La centrale nucléaire de Gravelines, située en France et à une trentaine de kilomètres de la frontière belge, a été entièrement mise à l’arrêt… à cause d’une invasion massive de méduses.
Selon EDF, exploitant du site installé au bord de la mer du nord, quatre des six réacteurs à eau pressurisée de 900 mégawatts chacun — les unités 2, 3, 4 et 6 — se sont automatiquement arrêtés entre dimanche soir et lundi matin, conformément aux procédures de sûreté. Les deux autres étaient déjà hors service pour maintenance, entraînant la mise à l’arrêt temporaire de l’ensemble du site.
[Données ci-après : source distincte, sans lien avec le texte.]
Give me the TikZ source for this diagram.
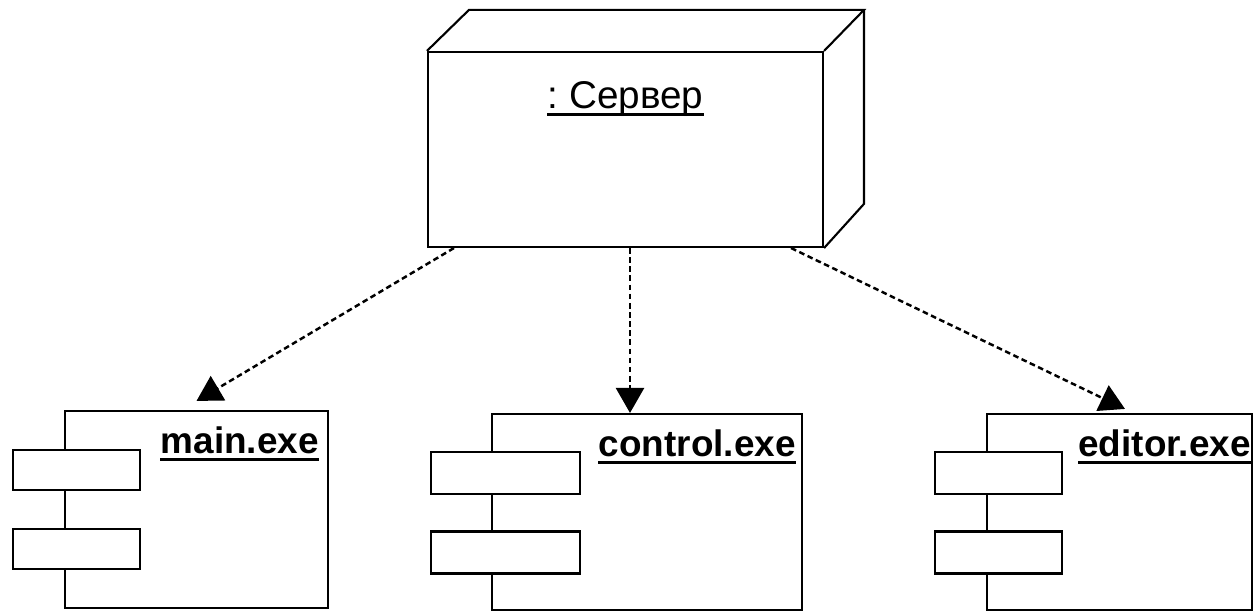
\documentclass[tikz,border=0pt]{standalone}
\usepackage{fontspec}
\setmainfont{Liberation Sans}
\usepackage{tikz}
\usetikzlibrary{arrows.meta,calc,positioning}

\tikzset{
	box/.style={draw, line width=1.2pt, fill=white},
	port/.style={box, minimum width=2.54cm, minimum height=0.8cm},
	comptitle/.style={inner sep=0pt, text depth=0pt, font=\fontsize{21}{25}\selectfont\bfseries},
	dep/.style={line width=1.4pt, dash pattern=on 3.2pt off 2pt, -{Triangle[length=0.5cm,width=0.56cm]}},
	uline/.style={line width=1.8pt}
}

\begin{document}
\begin{tikzpicture}
	\useasboundingbox (0,0) rectangle (25.06,-12.22);

	% Place nodes
	\node [box, minimum width=7.9cm, minimum height=3.9cm] (server) at (12.51,-2.99) {};
	\node [box, minimum width=5.26cm, minimum height=3.94cm] (main) at (3.93,-10.19) {};
	\node [box, minimum width=6.2cm, minimum height=3.92cm] (control) at (12.94,-10.24) {};
	\node [box, minimum width=5.3cm, minimum height=3.92cm] (editor) at (22.39,-10.24) {};

	\node [port] (mainA) at (1.53,-9.40) {};
	\node [port] (mainB) at (1.53,-10.98) {};
	\node [port, minimum width=2.98cm, minimum height=0.84cm] (controlA) at (10.11,-9.46) {};
	\node [port, minimum width=2.98cm, minimum height=0.84cm] (controlB) at (10.11,-11.05) {};
	\node [port, minimum height=0.84cm] (editorA) at (19.97,-9.46) {};
	\node [port, minimum height=0.84cm] (editorB) at (19.97,-11.05) {};

	% 3d sides of the server
	\draw [line width=1.2pt] (server.north west) -- ++(0.84,0.82) -- ++(7.9,0) coordinate (backtop) -- (server.north east);
	\draw [line width=1.2pt] (backtop) -- ++(0,-3.88) -- (server.south east);

	% Titles
	\node [inner sep=0pt, text depth=0pt, font=\fontsize{22}{26}\selectfont, below=0.6cm of server.north] (servername) {:\ Сервер};
	\node [comptitle, below left=0.32cm and 0.2cm of main.north east] (mainname) {main.exe};
	\node [comptitle, below left=0.32cm and 0.14cm of control.north east] (controlname) {control.exe};
	\node [comptitle, below left=0.32cm and 0.04cm of editor.north east] (editorname) {editor.exe};
	\foreach \t in {servername,mainname,controlname,editorname}
		\draw [uline] ([yshift=-0.12cm]\t.south west) -- ([yshift=-0.12cm]\t.south east);

	% Draw edges
	\coordinate (ctip) at ([xshift=-0.34cm]control.north);
	\draw [dep] ([xshift=0.54cm]server.south west) -- ([yshift=0.18cm]main.north);
	\draw [dep] (server.south -| ctip) -- (ctip);
	\draw [dep] ([xshift=-0.66cm]server.south east) -- ([xshift=0.11cm,yshift=0.08cm]editor.north);
\end{tikzpicture}
\end{document}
L’arrêt complet du plus grand site de production d’Europe occidentale a neutralisé temporairement une capacité totale de près de 5,5 gigawatts. Soit l’équivalent de plus de 10 % de la puissance nucléaire installée en France. Et tout cela à cause de méduses.
Des méduses dans le circuit de refroidissement
Les réacteurs de Gravelines sont refroidis par de l’eau pompée dans un canal relié à la mer du Nord. C’est là que les tambours filtrants ont été saturés par l’arrivée massive de méduses. Si leur présence saisonnière est connue sur le littoral, l’ampleur de l’incident surprend
Le biologiste Hans De Blauwe évoque sur la VRT la possible responsabilité de la méduse-lune asiatique (Aurelia coerulea), espèce invasive apparue en Belgique en 2022. Des vents récemment passés du nord-ouest au nord-est auraient facilité leur afflux dans la zone de pompage.
Selon les experts, la prolifération de ces animaux gélatineux s’explique par le réchauffement des eaux, la raréfaction de leurs prédateurs naturels comme le thon (due à la surpêche) et l’abondance de plancton. Des facteurs qui tendent à s’accentuer chaque été.
Un problème qui dépasse la France
Ce type d’incident n’est pas inédit. Des invasions similaires ont déjà affecté des centrales nucléaires dans les années 1990 en France, mais aussi aux États-Unis, en Écosse, en Suède et au Japon dans les années 2010.
Malgré cet arrêt complet, EDF assure qu’il n’y a aucun risque pour la sécurité d’approvisionnement, grâce à la production d’autres centrales et aux énergies renouvelables, notamment solaires. En Belgique, le gestionnaire de réseau Elia confirme qu’aucun impact n’est attendu sur la stabilité du réseau.
L’opérateur précise également que l’incident n’a eu « aucune conséquence sur la sûreté des installations, la sécurité du personnel ou l’environnement ».
L’impact des évènements naturels sur la production énergétique
Cet épisode rappelle tout de même que, même dans un secteur aussi hautement technologique que le nucléaire, des phénomènes naturels peuvent à tout moment perturber la production énergétique. Et qu’avec le changement climatique, ces aléas pourraient devenir moins exceptionnels.
Grâce à la disponibilité d’autres moyens de production et à une demande estivale plus faible, l’attaque des méduses n’aura eu in fine qu’un impact minime. Cependant, sur un marché tendu ou en période de pointe hivernale, un tel arrêt pourrait contribuer à une hausse des prix de gros de l’électricité.
Il y a cependant peu de chance qu’un tel arrête soit la faute des méduses. Celles qui prolifèrent dans la région ont un cycle de vie très court: elles naissent au printemps et “vont quasiment toutes mourir entre l’automne et l’hiver”, ajoute-t-il.
Le redémarrage progressif des réacteurs est prévu dans les prochains jours, après nettoyage et contrôle.